When overtaking someone riding a horse or cycling you can cross a double white line as long as they are travelling at 10mph or below. There has been an update on safe passing distances and speeds for those driving or riding motorcycles, These are as follows:

  • When overtaking cyclists at speeds up to 30 mph, leave at least 1.5 metres (5 feet) between you and them, and give them extra room when overtaking at greater speeds.
  • Passing people riding horses or operating horse-drawn vehicles at speeds under 10 mph with at least 2 metres (6.5 ft) of clearance.
  • When passing pedestrians walking in the street (for example, if there is no pavement), provide at least 2 metres (6.5 feet) of space and drive at a modest speed.

4. People Cycling, Riding a Horse, and Driving Horse drawn vehicles on Roundabouts

highway code roundabout

The Highway Code has been revised to make it clear that when you are driving on roundabouts you should give way to cyclists. According to the revised guidelines, if you are driving or riding a motorcycle you should.

· Not overtake a cyclist within that person’s lane.

· Permit cyclists to move across their path as they travel around a roundabout.

Advice has been provided to help explain that you should take extra care when entering a roundabout. This is to make sure that you don’t cut across people who are cycling or riding a horse.

5. The Dutch Reach

parking and charging vehicles

The Highway Code recommends you use a new technique when leaving your vehicle. This technique Is known as the Dutch Reach.

This is when you use the hand furthest from the door to open it, for the side of the driver this would be the left hand and the passenger side is your right hand. This forces you to look over your shoulder so you can see any cyclists or vehicles coming towards you. Following this technique will make you less likely to cause injury to people cycling or riding a motorcycle passing on the road, along with people on the pavement.

Most cyclist incidents are from people opening there are doors and not looking to see if other road users are approaching them.

6. Charging your vehicle

The Highway Code for the first time includes advice on charging electric vehicles. If you have an electric vehicle when charging you should.

  • Try to avoid creating hazards with cables for people who may be walking. You can achieve this by parking close to the charge point
  • Have a warning sign displayed if possible.
  • Ensure you return charging changes and connectors neatly to reduce the hazard to others and avoid creating an obstacle on road for other road users.
Charging electric vehicles

Staying Up to Date

highway code book

It very important to stay up to date with the Highway Code. It is updated regularly so all drivers must take the time to read it not just learner drivers. Many of the guidelines in the Highway Code are legal requirements so if you disobey these you are committing a criminal offence.
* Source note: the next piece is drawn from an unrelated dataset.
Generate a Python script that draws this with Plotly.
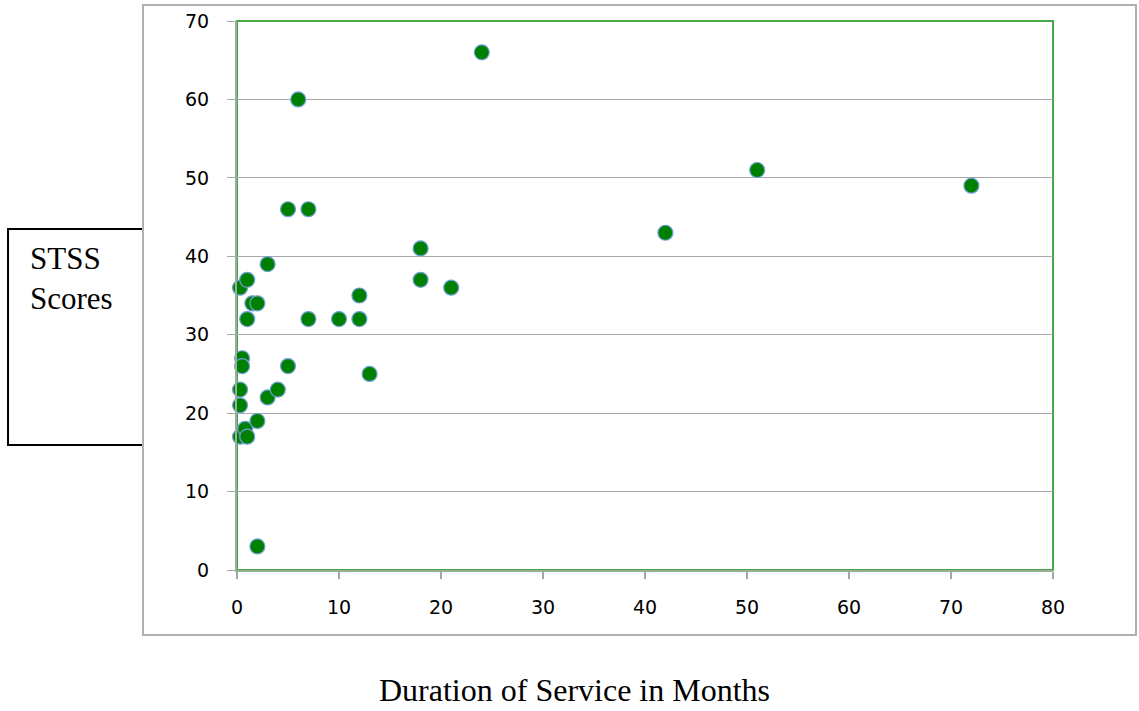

To stay up to date with the Highway Code you can:

  • read the full updated version of The Highway Code, free of charge.
  • Buy and download the IOS Highway Code App – It cost £3.49 and will be fully updated with all changes as of spring 2022.
  • Pre-order an updated copy of the Highway Code book online
  • Buy an updated copy of the Highway Code book at most high street bookshops from April 2022.

Why Has The Highway Code Been Updated

The UK Department for Transport has made changes to the Highway Code to help persuade people to walk and cycle more often. People who would otherwise choose healthier, greener means of transportation face a significant hurdle in the form of road safety and perceptions of road safety.

These modifications emphasize the importance of heavier road users keeping an eye out for individuals who are more susceptible to harm. They also clarify how bikes should place themselves on the road and gives pedestrians more right of way. This combination of adjustments should give individuals the confidence to walk or cycle safely.